List each line in which the string "chart" appears.

* COLLECTED MATERIAL:

++++++++++++++++++++

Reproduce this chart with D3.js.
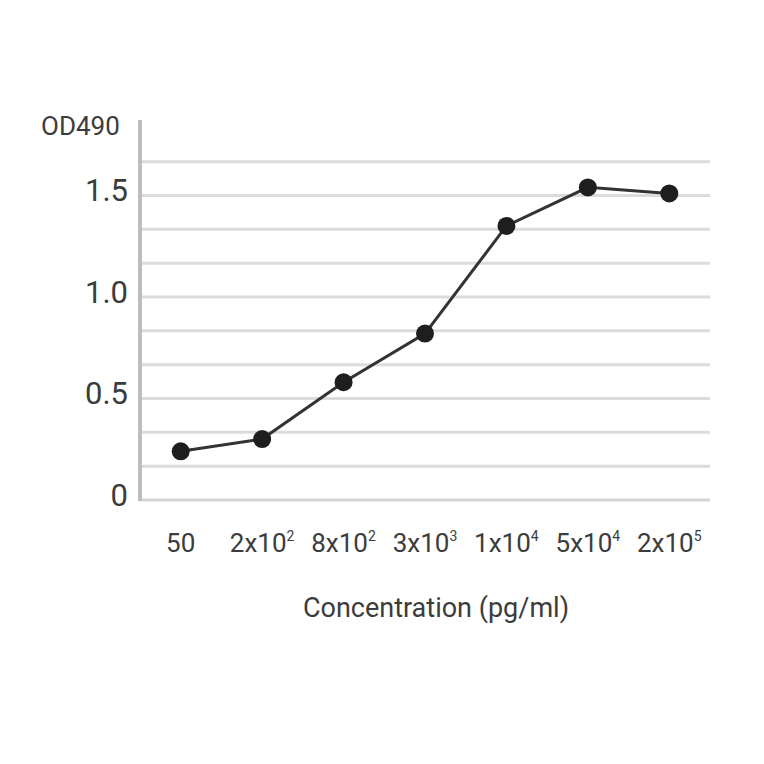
<!DOCTYPE html>
<html>
<head>
<meta charset="utf-8">
<script src="https://cdn.jsdelivr.net/npm/d3@7"></script>
<style>
  body { margin: 0; background: #fff; }
  text { font-family: Roboto, "Open Sans", sans-serif; fill: #3c3c3c; }
</style>
</head>
<body>
<div id="chart"></div>
<script>
// concentration labels, split into mantissa and exponent
const conc_base = ["50", "2x10", "8x10", "3x10", "1x10", "5x10", "2x10"];
const conc_exp = ["", "2", "2", "3", "4", "4", "5"];
const od_values = [0.24, 0.30, 0.58, 0.82, 1.35, 1.54, 1.51];
const y_ticks = [0, 0.5, 1.0, 1.5];
const y_grid = [1/6, 2/6, 3/6, 4/6, 5/6, 1, 7/6, 8/6, 9/6, 10/6];

const W = 764, H = 764;
const margin = {left: 140, right: 54, top: 120, bottom: 264};

const svg = d3.select("#chart").append("svg")
  .attr("width", W).attr("height", H);

const x = d3.scaleBand()
  .domain(d3.range(conc_base.length))
  .range([margin.left, W - margin.right]);

const y = d3.scaleLinear()
  .domain([0, 1.8719])
  .range([H - margin.bottom, margin.top]);

// gridlines
svg.append("g").selectAll("line")
  .data(y_grid).enter().append("line")
  .attr("x1", margin.left).attr("x2", W - margin.right)
  .attr("y1", d => y(d)).attr("y2", d => y(d))
  .attr("stroke", "#dcdcdc").attr("stroke-width", 3);

// x baseline
svg.append("line")
  .attr("x1", margin.left).attr("x2", W - margin.right)
  .attr("y1", y(0)).attr("y2", y(0))
  .attr("stroke", "#d4d4d4").attr("stroke-width", 3);

// y axis line
svg.append("line")
  .attr("x1", margin.left).attr("x2", margin.left)
  .attr("y1", y(0) + 1).attr("y2", margin.top)
  .attr("stroke", "#bdbdbd").attr("stroke-width", 4);

// y tick labels
svg.append("g").selectAll("text")
  .data(y_ticks).enter().append("text")
  .attr("x", 128)
  .attr("y", d => y(d) + 6)
  .attr("text-anchor", "end")
  .attr("font-size", 31)
  .text(d => d === 0 ? "0" : d.toFixed(1));

svg.append("text")
  .attr("x", 41).attr("y", 135)
  .attr("font-size", 26)
  .text("OD490");

// x tick labels with superscripts
const xl = svg.append("g").selectAll("text")
  .data(conc_base).enter().append("text")
  .attr("x", (d, i) => x(i) + x.bandwidth() / 2)
  .attr("y", 552)
  .attr("text-anchor", "middle")
  .attr("font-size", 26);
xl.append("tspan").text(d => d);
xl.append("tspan")
  .attr("font-size", 14)
  .attr("dy", -11)
  .text((d, i) => conc_exp[i]);

svg.append("text")
  .attr("x", 436).attr("y", 617)
  .attr("text-anchor", "middle")
  .attr("font-size", 27)
  .text("Concentration (pg/ml)");

// line and markers
const line = d3.line()
  .x((d, i) => x(i) + x.bandwidth() / 2)
  .y(d => y(d));

svg.append("path")
  .datum(od_values)
  .attr("d", line)
  .attr("fill", "none")
  .attr("stroke", "#333")
  .attr("stroke-width", 3);

svg.append("g").selectAll("circle")
  .data(od_values).enter().append("circle")
  .attr("cx", (d, i) => x(i) + x.bandwidth() / 2)
  .attr("cy", d => y(d))
  .attr("r", 9)
  .attr("fill", "#1e1e1e");
</script>
</body>
</html>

++++++++++++++++++++

* OUTPUT OF THE EXERCISE:
Reproduce this chart with D3.js.
<div id="chart"></div>
const svg = d3.select("#chart").append("svg")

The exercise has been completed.